Role Description
We are hiring a Senior Computer Vision Research Engineer to design and deploy scalable, low-latency video analytics systems for large-scale CCTV networks. Core focus: building the best-in-class Vision-Language Models (VLMs) optimized for edge deployment, enabling multimodal reasoning (VQA, semantic search, event description) in resource-constrained environments.
Key Responsibilities:
- Architect end-to-end pipelines: MOT, Re-ID, action/anomaly detection, scene understanding.
- Develop and optimize sub-2B parameter VLMs for edge (e.g., surpassing Moondream2/Qwen2-VL benchmarks) using QAT, PTQ, pruning, distillation, and efficient architectures.
- Scale real-time processing of thousands of streams with sub-second latency.
- Profile and resolve bottlenecks in video analytics and multimodal systems.
- Optimize for edge hardware (Jetson, Coral, Hailo) via TensorRT/OpenVINO/TVM.

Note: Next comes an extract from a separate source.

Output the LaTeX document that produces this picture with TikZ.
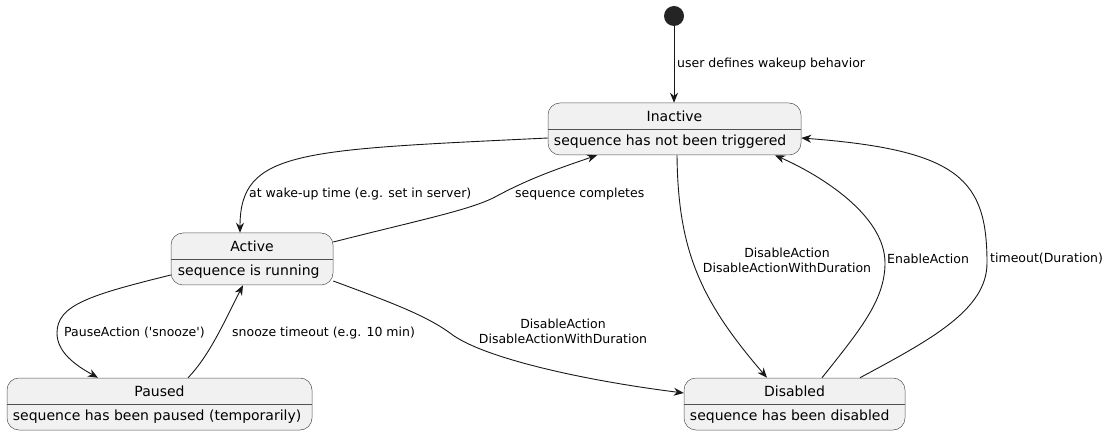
\documentclass[tikz,border=0pt]{standalone}
\usepackage{fontspec}
\setmainfont{DejaVu Sans}
\usetikzlibrary{arrows.meta,positioning}
\definecolor{statefill}{HTML}{F1F1F1}
\definecolor{umlline}{HTML}{181818}

\begin{document}
\begin{tikzpicture}[x=1pt,y=-1pt,
    state/.style={draw=umlline!75,line width=0.5pt,fill=statefill,rounded corners=12pt,
      minimum height=52pt,inner sep=0pt},
    title/.style={font=\fontsize{14}{16}\selectfont,inner sep=0pt},
    body/.style={font=\fontsize{14}{16}\selectfont,inner sep=0pt,anchor=west},
    lbl/.style={font=\fontsize{12.5}{15}\selectfont,inner sep=0pt,align=center},
    trans/.style={draw=umlline,line width=0.9pt,-{Stealth[length=10pt,width=8pt]}}]
  \useasboundingbox (0,0) rectangle (1110,435);

  % states
  \node [circle,fill=umlline!95!white,minimum size=20pt,inner sep=0pt] (init) at (674,16) {};

  \node [state,minimum width=253pt] (inactive) at (674.5,129) {};
  \draw [umlline!75,line width=0.5pt] (inactive.west) -- (inactive.east);
  \node [title] (inactive-title) at ([yshift=13pt]inactive.center) {Inactive};
  \node [body] (inactive-body) at ([xshift=6pt,yshift=-13pt]inactive.west) {sequence has not been triggered};

  \node [state,minimum width=162pt] (active) at (252,259) {};
  \draw [umlline!75,line width=0.5pt] (active.west) -- (active.east);
  \node [title] (active-title) at ([yshift=13pt]active.center) {Active};
  \node [body] (active-body) at ([xshift=7pt,yshift=-13pt]active.west) {sequence is running};

  \node [state,minimum width=305pt] (paused) at (159.5,404) {};
  \draw [umlline!75,line width=0.5pt] (paused.west) -- (paused.east);
  \node [title] (paused-title) at ([yshift=13pt]paused.center) {Paused};
  \node [body] (paused-body) at ([xshift=6pt,yshift=-13pt]paused.west) {sequence has been paused (temporarily)};

  \node [state,minimum width=221pt] (disabled) at (794.5,404) {};
  \draw [umlline!75,line width=0.5pt] (disabled.west) -- (disabled.east);
  \node [title] (disabled-title) at ([yshift=13pt]disabled.center) {Disabled};
  \node [body] (disabled-body) at ([xshift=6pt,yshift=-13pt]disabled.west) {sequence has been disabled};

  % transitions
  \draw [trans] (init) -- (init |- inactive.north);
  \draw [trans] ([yshift=-9pt]inactive.west) .. controls (300,150) and (240,150) .. ([xshift=-12pt]active.north);
  \draw [trans] ([yshift=17pt]active.east) .. controls (420,220) and (470,210) .. (495,197)
    .. controls (530,178) and (560,168) .. ([xshift=-77.5pt]inactive.south);
  \draw [trans] ([xshift=2.5pt]inactive.south) .. controls (678,250) and (700,300) .. ([xshift=-27.5pt]disabled.north);
  \draw [trans] ([xshift=27.5pt]disabled.north) .. controls (860,330) and (885,300) .. (885,263)
    .. controls (885,215) and (820,175) .. ([xshift=100.5pt]inactive.south);
  \draw [trans] ([xshift=65.5pt]disabled.north) .. controls (930,340) and (987,310) .. (987,263)
    .. controls (987,180) and (960,150) .. ([yshift=-9pt]inactive.east);
  \draw [trans] ([yshift=-16pt]active.west) .. controls (90,295) and (57,305) .. (57,333)
    .. controls (57,352) and (75,365) .. ([xshift=-61.5pt]paused.north);
  \draw [trans] ([xshift=28.5pt]paused.north) .. controls (210,355) and (225,320) .. ([xshift=-9pt]active.south);
  \draw [trans] ([yshift=-22pt]active.east) .. controls (390,302) and (425,315) .. (450,333)
    .. controls (480,357) and (580,380) .. ([yshift=11pt]disabled.west);

  % labels
  \node [lbl,anchor=west] (l-wakeup) at (677,64) {user defines wakeup behavior};
  \node [lbl,anchor=west] (l-waketime) at (249,194) {at wake-up time (e.g. set in server)};
  \node [lbl,anchor=west] (l-completes) at (515,194) {sequence completes};
  \node [lbl] (l-disable-top) at (787,260) {DisableAction\\DisableActionWithDuration};
  \node [lbl,anchor=west] (l-enable) at (887,259) {EnableAction};
  \node [lbl,anchor=west] (l-timeout) at (990,259) {timeout(Duration)};
  \node [lbl,anchor=west] (l-pause) at (64,333) {PauseAction (\textquotesingle snooze\textquotesingle)};
  \node [lbl,anchor=west] (l-snooze) at (232,333) {snooze timeout (e.g. 10 min)};
  \node [lbl] (l-disable-low) at (563,331) {DisableAction\\DisableActionWithDuration};
\end{tikzpicture}
\end{document}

- Design hybrid cloud-edge architectures and production monitoring.
Qualifications :
- Minimum 3+ years of industry experience in developing and deploying computer vision systems for video analytics at scale.
- Proven track record of production deployments across large-scale camera networks ,including full lifecycle from prototyping to monitoring.
- Demonstrated expertise in building and optimizing Vision-Language Models (VLMs) for edge environments, with hands-on experience in architectures like unified embedding, cross-modality attention, or efficient variants (e.g., SmolVLM, LFM2-VL, MobileVLM).
- Deep understanding of performance bottlenecks in contemporary video analytics and VLM systems (e.g., GPU/CPU saturation, PCIe bandwidth contention, codec latency, drift due to domain shift, high token counts in multimodal processing, and privacy-preserving inference).
- Hands-on expertise in edge model optimization using TensorFlow Lite, ONNX Runtime, PyTorch Mobile, OpenVINO, TensorRT, or TVM, achieving 25x reductions in latency/memory while maintaining accuracy, including techniques for VLM compression like token pruning or multi-scale pooling.
- Strong proficiency in Python/C++, with extensive experience in PyTorch/TensorFlow, OpenCV, CUDA, and distributed training/inference frameworks.
- Solid foundation in modern CV architectures (Transformers, CNNs, hybrid models), real-time tracking algorithms (DeepSORT, ByteTrack, BoT-SORT), and VLM components (e.g., vision encoders like ViT, multimodal pre-training strategies).
What we offer:
- Competitive compensation package with equity.
- Comprehensive health benefits and flexible working arrangements.
- Access to cutting-edge hardware, cloud credits, and conference attendance support.
- Opportunity to shape the future of AI-powered physical security systems.